According to a research team at Pennsylvania State University, local watershed organizations are influencing community dynamics—and the nature of environmental stewardship—in rural Pennsylvania. The Center for Rural Pennsylvania commissioned the study of rural watershed organizations, which drew on 27 in-depth interviews and questionnaires completed by 172 watershed organizations across the state.
“We got into this because we realized that community watershed organizations were really proliferating across the state,” said faculty member and researcher Frank Higdo. “There are literally hundreds of them, and we didn’t know that much about them.”
The study found that the role of watershed groups reached beyond the stream corridors. By forging new partnerships with conservation districts and other stakeholders, the organizations support water resources and community development as a whole.
Forty-four percent of watershed groups formed within the last 10 years, with more than 100 using grants from the state’s Growing Greener program. Water quality concerns were a leading cause for the formation of groups. But a number of concerns ranked as secondary causes, including environmental education, habitat restoration, recreation opportunities, land use planning, mining impacts, agricultural impacts, and water supply.

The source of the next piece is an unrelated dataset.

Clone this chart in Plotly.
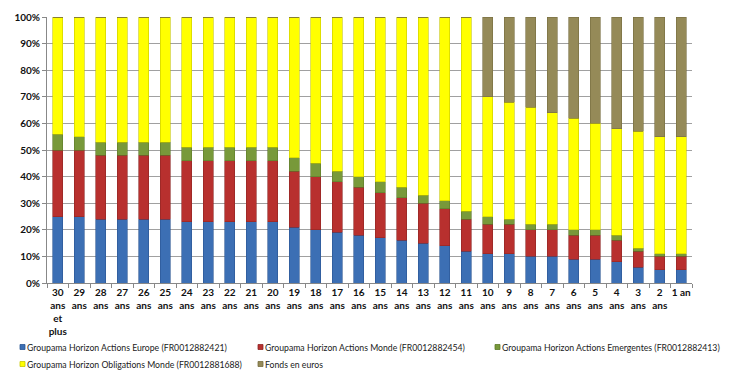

Growing Greener topped the list of funding sources for rural watershed organizations. Sixty-four percent had applied for Growing Greener grants, and 52 percent had received them.
Local watershed organizations in Pennsylvania play a vital role in community education as well as on-the-ground stream restoration. In recent years, local projects supported with funds from the Growing Greener program have:
- Planted more than 188 miles of streamside buffers;
- Restored 4,200 acres of wetlands;
- Reclaimed more than 2,000 acres of abandoned mines;
- Plugged 770 abandoned oil and gas wells; and
- Supported the assessment of 153 watersheds.
Sportsmen were often among the organizations’ founders. “Hunting and fishing groups, like Turkeys Unlimited and Trout Unlimited, were often the catalyst for getting these groups started. They got to talking among themselves and established a common interest,” said faculty member Kathryn Brasier, who also collaborated on the study.
“These groups actively distance themselves from the conventional image of environmental activism,” said Richard Stedman, another member of the research team. “They don’t want to be seen as radicals on the fringe of their communities.”
The relatively smaller size of rural communities makes it especially difficult to be productive through a confrontational or divisive approach. Instead, groups build support through community education and hands-on projects that show positive results for their watersheds. Most raise community awareness through letter-writing campaigns, public meetings, and media interviews. They focus on voluntary conservation practices and changing attitudes through environmental education with citizens and students. This approach allows the organizations to maintain relationships with diverse groups and act as legitimate facilitators on public issues.
“But they aren’t shrinking violets,” Brasier said. Watershed organizations work closely with local, regional and state agencies to address problems. When they find regulatory violations, they report them.
Many local watershed organizations also impact their communities in ways that reach beyond environmental concerns. By collaborating with citizens and local governments, they create positive relationships and a network of people who want to be active in their communities. This network can be especially effective in rural settings, where one strong network can influence multiple aspects of the community.
“Community watershed organizations can have a variety of impacts within a community beyond water quality. They also contribute to leadership development and awareness of other issues like land use and how the community all fits together,” Brasier said. In several cases, watershed organizations have spawned efforts to address public health and recreation issues. “I’ve been struck by the number of people who, because of their interests and learning through the watershed organizations, have sought out workshops on their own and started teaching other people.”
The study also showed that education was one of the most visible and often-cited roles for community watershed groups. Groups offer a comprehensive vision of environmental quality that includes both the ecological and social significance of local waterways. Along with presentations for adult community groups, watershed organizations work closely with local schools on curriculum and field studies.
“Watershed organizations are providing teachers with resources, like watershed models, and giving students a very hands-on experience of their local resources that the schools couldn’t offer themselves,” Brasier said.